Présentée au Théâtre national de Toulouse, « Fin de l’histoire » est une création de Christophe Honoré autour d’un texte inachevé de Witold Gombrowicz.
Après le succès fracassant de son audacieux « Nouveau Roman », l’écrivain et cinéaste Christophe Honoré a débuté dans la mise en scène d’opéra avant de revenir vers le théâtre. Il raconte la genèse de sa nouvelle création, actuellement en tournée et présentée au Théâtre national de Toulouse : «L’état fragmentaire et incomplet du texte de Gombrowicz fut la raison première de la séduction de « l’Histoire » sur moi. Je cherchais après « Nouveau Roman », la matière d’un spectacle où je pourrais poursuivre un travail sur une forme impure, joyeuse et vivace.
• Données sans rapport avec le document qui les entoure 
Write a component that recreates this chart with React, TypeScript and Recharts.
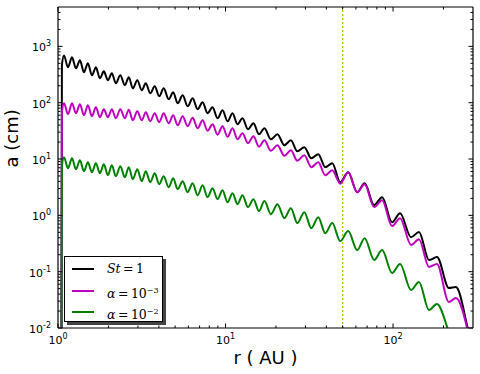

Je cherchais un texte à travailler par amputations et par ajouts, un texte qui m’entraîne vers une écriture de plateau où d’autres textes existants ou à écrire, pourraient venir s’agglomérer à une matrice initiale.»
Christophe Honoré poursuit: «À la lecture de « ’Histoire » inachevée de Witold Gombrowicz, j’ai immédiatement su que je tenais là à la fois mon point de départ et mon cadre de travail, le noeud de la fiction et la promesse d’un déploiement. Au théâtre, je ne peux oublier mon travail de cinéaste. Je ne peux oublier les efforts pour ne pas tant montrer des images qu’être capable de les faire dialoguer entres-elles. Je n’oublie pas la vieille distinction godardienne “fiction” versus “documentaire” : La fiction c’est la certitude, le documentaire c’est la réalité avec son incertitude. Et je me dis qu’au théâtre comme au cinéma, le travail du metteur en scène consiste à éclairer l’un avec l’autre. Entretenir le dialogue. Le dialogue entre la fiction d’une famille et le documentaire de l’Histoire. Entretenir le dialogue entre les mots et les images. Entre l’intime et le groupe.»
Dans « Fin de l’Histoire », Christophe Honoré a souhaité «faire dialoguer cette pièce inachevée, »l’Histoire », et l’ensemble de l’œuvre de Gombrowicz, notamment son journal et ses articles polémiques sur la littérature comme « Contre les poètes ». Mais je me propose d’ouvrir ce dialogue au philosophe et économiste Francis Fukuyama, connu pour ses thèses où l’achèvement de l’Histoire survient, le jour où un consensus universel sur la démocratie met un point final aux conflits idéologiques. On pourra penser que je cherche ainsi à apporter une fin à « l’Histoire » de Gombrowicz en évoquant le concept de fin de l’Histoire. Une lecture au pied de la lettre. Il me semble pourtant que j’interroge de cette manière la logique même du texte de Gombrowicz, je la relis depuis aujourd’hui. Gombrowicz a connu l’exil, il fut témoin des conséquences de la guerre sur ses proches. Son rapport à l’Histoire est nourri de ses expériences, de ses actes», prévient Christophe Honoré.
«J’appartiens à une génération protégée de l’Histoire, qui semble toujours se jouer ailleurs et dont je suis plus informé que témoin. En partant du texte de Gombrowicz, j’aimerais réussir à mettre en scène cette contradiction, cette énigme : que représente aujourd’hui l’expression avoir sa place dans l’Histoire ?», termine Christophe Honoré.
Jérôme Gac
« Fin de l’Histoire », du 11 au 17 décembre, du mardi au dimanche, au TNT,
1, rue Pierre-Baudis, Toulouse. Tél. : 05 34 45 05 05.
Rencontre avec Christophe Honoré, samedi 12 décembre, 14h00, à la Librairie Floury Frères,
36, rue de la Colombette, Toulouse. Tél. : 05 61 63 44 15.